▶

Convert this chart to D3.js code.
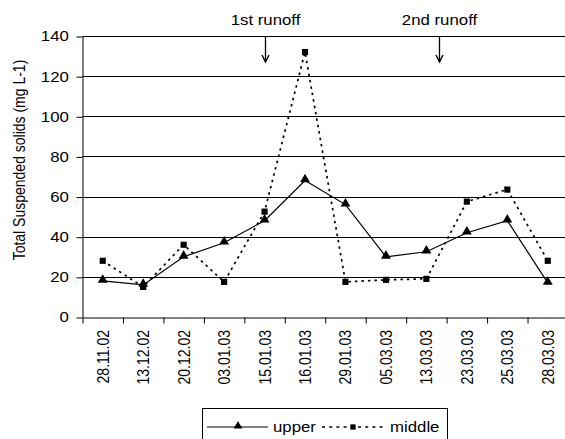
<!DOCTYPE html>
<html>
<head>
<meta charset="utf-8">
<script src="https://cdn.jsdelivr.net/npm/d3@7"></script>
<style>
  body { margin: 0; background: #fff; }
  svg { display: block; font-family: "Liberation Sans", Arial, sans-serif; }
</style>
</head>
<body>
<svg id="svgId"></svg>
<script>
// dates of sampling
var dates = ["28.11.02", "13.12.02", "20.12.02", "03.01.03", "15.01.03", "16.01.03",
             "29.01.03", "05.03.03", "13.03.03", "23.03.03", "25.03.03", "28.03.03"];
var upper = [18, 16, 30, 37, 48, 68, 56, 30, 32.5, 42, 48, 17];
var middle = [28, 15, 36, 17.5, 52.5, 132, 17.5, 18.5, 19, 57.5, 63.5, 28];
var yTicks = [0, 20, 40, 60, 80, 100, 120, 140];
// runoff events, position as category index
var runoffLabels = ["1st runoff", "2nd runoff"];
var runoffPos = [4.5, 8.82];

var svgWidth = 565, svgHeight = 439;
var margin = { top: 36, left: 82.5, bottom: 122 };
var plotRight = 568;
var height = svgHeight - margin.top - margin.bottom;
var fs = 14, sx = 1.2;   // the original text is a bit stretched sideways

var svg = d3.select("#svgId")
    .attr("width", svgWidth)
    .attr("height", svgHeight);

var x = d3.scaleBand().domain(dates).range([margin.left, plotRight]).paddingInner(0).paddingOuter(0);
var xi = d3.scaleLinear().domain([0, dates.length]).range([margin.left, plotRight]);
var y = d3.scaleLinear().domain([0, 140]).range([margin.top + height, margin.top]);

// gridlines
svg.append("g")
    .selectAll("line")
    .data(yTicks.filter(function (d) { return d > 0; }))
    .enter().append("line")
    .attr("x1", margin.left).attr("x2", plotRight)
    .attr("y1", function (d) { return Math.round(y(d)) + 0.5; })
    .attr("y2", function (d) { return Math.round(y(d)) + 0.5; })
    .attr("stroke", "#000")
    .attr("stroke-width", 1);

// y axis
var yAxis = svg.append("g")
    .attr("transform", "translate(" + margin.left + ",0.5)")
    .call(d3.axisLeft(y).tickValues(yTicks).tickSize(6).tickSizeOuter(0));
yAxis.selectAll("text")
    .attr("font-size", fs).attr("fill", "#000")
    .attr("font-family", "Liberation Sans, Arial, sans-serif")
    .attr("x", -11.4)
    .attr("transform", "scale(" + sx + ",1)");
yAxis.selectAll("line").attr("stroke", "#000");
yAxis.select(".domain").attr("stroke", "#000");

// x axis
var xAxis = svg.append("g")
    .attr("transform", "translate(0," + (Math.round(y(0)) + 0.5) + ")")
    .call(d3.axisBottom(xi).tickValues(d3.range(0, dates.length + 1)).tickFormat("").tickSize(6).tickSizeOuter(0));
xAxis.selectAll("line").attr("stroke", "#000");
xAxis.select(".domain").attr("stroke", "#000");

svg.append("g")
    .selectAll("text")
    .data(dates)
    .enter().append("text")
    .attr("transform", function (d) {
        return "translate(" + (x(d) + x.bandwidth() / 2 + 6) + "," + (y(0) + 13) + ") scale(" + sx + ",1) rotate(-90)";
    })
    .attr("text-anchor", "end")
    .attr("font-size", fs)
    .attr("fill", "#000")
    .text(function (d) { return d; });

// y label
svg.append("text")
    .attr("transform", "translate(25,160) scale(" + sx + ",1) rotate(-90)")
    .attr("text-anchor", "middle")
    .attr("font-size", fs)
    .attr("fill", "#000")
    .text("Total Suspended solids (mg L-1)");

var cx = function (d, i) { return x(dates[i]) + x.bandwidth() / 2; };

// middle series (dotted)
svg.append("path")
    .datum(middle)
    .attr("fill", "none")
    .attr("stroke", "#000")
    .attr("stroke-width", 1.7)
    .attr("stroke-dasharray", "2.5,4")
    .attr("d", d3.line().x(cx).y(function (d) { return y(d); }));

// upper series (solid)
svg.append("path")
    .datum(upper)
    .attr("fill", "none")
    .attr("stroke", "#000")
    .attr("stroke-width", 1.2)
    .attr("d", d3.line().x(cx).y(function (d) { return y(d); }));

var tri = d3.symbol().type(d3.symbolTriangle).size(42);
var sq = d3.symbol().type(d3.symbolSquare).size(38);

svg.append("g").selectAll("path")
    .data(middle).enter().append("path")
    .attr("transform", function (d, i) { return "translate(" + cx(d, i) + "," + y(d) + ")"; })
    .attr("d", sq).attr("fill", "#000");

svg.append("g").selectAll("path")
    .data(upper).enter().append("path")
    .attr("transform", function (d, i) { return "translate(" + cx(d, i) + "," + (y(d) - 1) + ")"; })
    .attr("d", tri).attr("fill", "#000");

// runoff annotations
runoffLabels.forEach(function (lab, i) {
    var ax = Math.round(xi(runoffPos[i])) + 0.5;
    var ay = y(140), tip = y(140) + 26;
    svg.append("line")
        .attr("x1", ax).attr("x2", ax)
        .attr("y1", ay).attr("y2", tip)
        .attr("stroke", "#000").attr("stroke-width", 1.3);
    svg.append("path")
        .attr("d", "M" + (ax - 3.5) + "," + (tip - 7) + "L" + ax + "," + tip + "L" + (ax + 3.5) + "," + (tip - 7))
        .attr("fill", "none").attr("stroke", "#000").attr("stroke-width", 1.4);
    svg.append("text")
        .attr("transform", "translate(" + ax + ",25) scale(" + sx + ",1)")
        .attr("text-anchor", "middle")
        .attr("font-size", fs)
        .attr("fill", "#000")
        .text(lab);
});

// legend
var lg = svg.append("g");
lg.append("rect")
    .attr("x", 202.5).attr("y", 408.5)
    .attr("width", 245).attr("height", 40)
    .attr("fill", "#fff").attr("stroke", "#000").attr("stroke-width", 1);
lg.append("line").attr("x1", 207).attr("x2", 268).attr("y1", 427).attr("y2", 427)
    .attr("stroke", "#000").attr("stroke-width", 1.2);
lg.append("path").attr("transform", "translate(238,426)").attr("d", d3.symbol().type(d3.symbolTriangle).size(32)).attr("fill", "#000");
lg.append("text").attr("transform", "translate(273,431.5) scale(" + sx + ",1)")
    .attr("font-size", fs).attr("fill", "#000").text("upper");
lg.append("line").attr("x1", 322).attr("x2", 386).attr("y1", 427).attr("y2", 427)
    .attr("stroke", "#000").attr("stroke-width", 1.6).attr("stroke-dasharray", "3,4.2");
lg.append("path").attr("transform", "translate(353,427)").attr("d", d3.symbol().type(d3.symbolSquare).size(28)).attr("fill", "#000");
lg.append("text").attr("transform", "translate(390,431.5) scale(" + sx + ",1)")
    .attr("font-size", fs).attr("fill", "#000").text("middle");
</script>
</body>
</html>
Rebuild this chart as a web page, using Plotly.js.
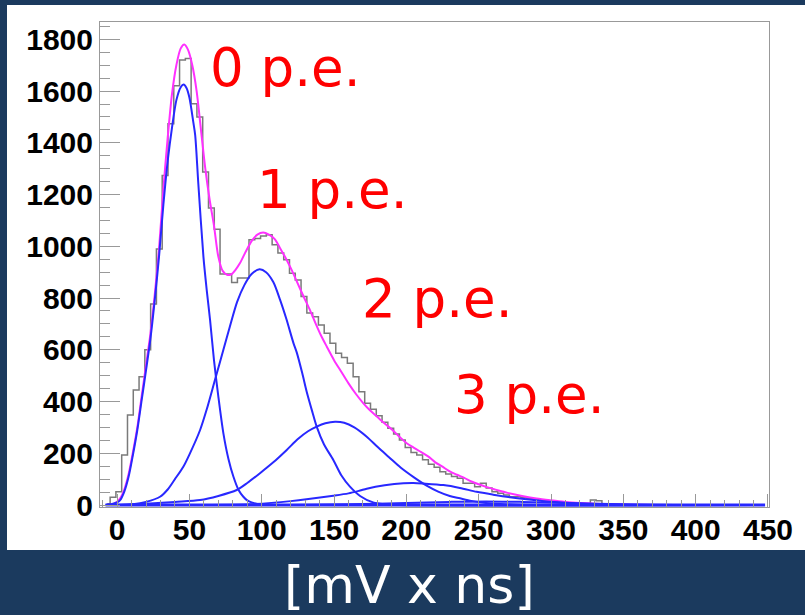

◀

PROBLEM
Each entry should be repeated exactly as it appears; the pictures stay out.

COMPLETED TASK
Convert this chart to D3.js code.
<!DOCTYPE html>
<html>
<head>
<meta charset="utf-8">
<script src="https://cdn.jsdelivr.net/npm/d3@7"></script>
<style>
  body { margin: 0; background: #fff; }
  svg { display: block; font-family: "Liberation Sans", Arial, sans-serif; }
</style>
</head>
<body>
<svg id="svgId"></svg>
<script>
// dates of sampling
var dates = ["28.11.02", "13.12.02", "20.12.02", "03.01.03", "15.01.03", "16.01.03",
             "29.01.03", "05.03.03", "13.03.03", "23.03.03", "25.03.03", "28.03.03"];
var upper = [18, 16, 30, 37, 48, 68, 56, 30, 32.5, 42, 48, 17];
var middle = [28, 15, 36, 17.5, 52.5, 132, 17.5, 18.5, 19, 57.5, 63.5, 28];
var yTicks = [0, 20, 40, 60, 80, 100, 120, 140];
// runoff events, position as category index
var runoffLabels = ["1st runoff", "2nd runoff"];
var runoffPos = [4.5, 8.82];

var svgWidth = 565, svgHeight = 439;
var margin = { top: 36, left: 82.5, bottom: 122 };
var plotRight = 568;
var height = svgHeight - margin.top - margin.bottom;
var fs = 14, sx = 1.2;   // the original text is a bit stretched sideways

var svg = d3.select("#svgId")
    .attr("width", svgWidth)
    .attr("height", svgHeight);

var x = d3.scaleBand().domain(dates).range([margin.left, plotRight]).paddingInner(0).paddingOuter(0);
var xi = d3.scaleLinear().domain([0, dates.length]).range([margin.left, plotRight]);
var y = d3.scaleLinear().domain([0, 140]).range([margin.top + height, margin.top]);

// gridlines
svg.append("g")
    .selectAll("line")
    .data(yTicks.filter(function (d) { return d > 0; }))
    .enter().append("line")
    .attr("x1", margin.left).attr("x2", plotRight)
    .attr("y1", function (d) { return Math.round(y(d)) + 0.5; })
    .attr("y2", function (d) { return Math.round(y(d)) + 0.5; })
    .attr("stroke", "#000")
    .attr("stroke-width", 1);

// y axis
var yAxis = svg.append("g")
    .attr("transform", "translate(" + margin.left + ",0.5)")
    .call(d3.axisLeft(y).tickValues(yTicks).tickSize(6).tickSizeOuter(0));
yAxis.selectAll("text")
    .attr("font-size", fs).attr("fill", "#000")
    .attr("font-family", "Liberation Sans, Arial, sans-serif")
    .attr("x", -11.4)
    .attr("transform", "scale(" + sx + ",1)");
yAxis.selectAll("line").attr("stroke", "#000");
yAxis.select(".domain").attr("stroke", "#000");

// x axis
var xAxis = svg.append("g")
    .attr("transform", "translate(0," + (Math.round(y(0)) + 0.5) + ")")
    .call(d3.axisBottom(xi).tickValues(d3.range(0, dates.length + 1)).tickFormat("").tickSize(6).tickSizeOuter(0));
xAxis.selectAll("line").attr("stroke", "#000");
xAxis.select(".domain").attr("stroke", "#000");

svg.append("g")
    .selectAll("text")
    .data(dates)
    .enter().append("text")
    .attr("transform", function (d) {
        return "translate(" + (x(d) + x.bandwidth() / 2 + 6) + "," + (y(0) + 13) + ") scale(" + sx + ",1) rotate(-90)";
    })
    .attr("text-anchor", "end")
    .attr("font-size", fs)
    .attr("fill", "#000")
    .text(function (d) { return d; });

// y label
svg.append("text")
    .attr("transform", "translate(25,160) scale(" + sx + ",1) rotate(-90)")
    .attr("text-anchor", "middle")
    .attr("font-size", fs)
    .attr("fill", "#000")
    .text("Total Suspended solids (mg L-1)");

var cx = function (d, i) { return x(dates[i]) + x.bandwidth() / 2; };

// middle series (dotted)
svg.append("path")
    .datum(middle)
    .attr("fill", "none")
    .attr("stroke", "#000")
    .attr("stroke-width", 1.7)
    .attr("stroke-dasharray", "2.5,4")
    .attr("d", d3.line().x(cx).y(function (d) { return y(d); }));

// upper series (solid)
svg.append("path")
    .datum(upper)
    .attr("fill", "none")
    .attr("stroke", "#000")
    .attr("stroke-width", 1.2)
    .attr("d", d3.line().x(cx).y(function (d) { return y(d); }));

var tri = d3.symbol().type(d3.symbolTriangle).size(42);
var sq = d3.symbol().type(d3.symbolSquare).size(38);

svg.append("g").selectAll("path")
    .data(middle).enter().append("path")
    .attr("transform", function (d, i) { return "translate(" + cx(d, i) + "," + y(d) + ")"; })
    .attr("d", sq).attr("fill", "#000");

svg.append("g").selectAll("path")
    .data(upper).enter().append("path")
    .attr("transform", function (d, i) { return "translate(" + cx(d, i) + "," + (y(d) - 1) + ")"; })
    .attr("d", tri).attr("fill", "#000");

// runoff annotations
runoffLabels.forEach(function (lab, i) {
    var ax = Math.round(xi(runoffPos[i])) + 0.5;
    var ay = y(140), tip = y(140) + 26;
    svg.append("line")
        .attr("x1", ax).attr("x2", ax)
        .attr("y1", ay).attr("y2", tip)
        .attr("stroke", "#000").attr("stroke-width", 1.3);
    svg.append("path")
        .attr("d", "M" + (ax - 3.5) + "," + (tip - 7) + "L" + ax + "," + tip + "L" + (ax + 3.5) + "," + (tip - 7))
        .attr("fill", "none").attr("stroke", "#000").attr("stroke-width", 1.4);
    svg.append("text")
        .attr("transform", "translate(" + ax + ",25) scale(" + sx + ",1)")
        .attr("text-anchor", "middle")
        .attr("font-size", fs)
        .attr("fill", "#000")
        .text(lab);
});

// legend
var lg = svg.append("g");
lg.append("rect")
    .attr("x", 202.5).attr("y", 408.5)
    .attr("width", 245).attr("height", 40)
    .attr("fill", "#fff").attr("stroke", "#000").attr("stroke-width", 1);
lg.append("line").attr("x1", 207).attr("x2", 268).attr("y1", 427).attr("y2", 427)
    .attr("stroke", "#000").attr("stroke-width", 1.2);
lg.append("path").attr("transform", "translate(238,426)").attr("d", d3.symbol().type(d3.symbolTriangle).size(32)).attr("fill", "#000");
lg.append("text").attr("transform", "translate(273,431.5) scale(" + sx + ",1)")
    .attr("font-size", fs).attr("fill", "#000").text("upper");
lg.append("line").attr("x1", 322).attr("x2", 386).attr("y1", 427).attr("y2", 427)
    .attr("stroke", "#000").attr("stroke-width", 1.6).attr("stroke-dasharray", "3,4.2");
lg.append("path").attr("transform", "translate(353,427)").attr("d", d3.symbol().type(d3.symbolSquare).size(28)).attr("fill", "#000");
lg.append("text").attr("transform", "translate(390,431.5) scale(" + sx + ",1)")
    .attr("font-size", fs).attr("fill", "#000").text("middle");
</script>
</body>
</html>
Rebuild this chart as a web page, using Plotly.js.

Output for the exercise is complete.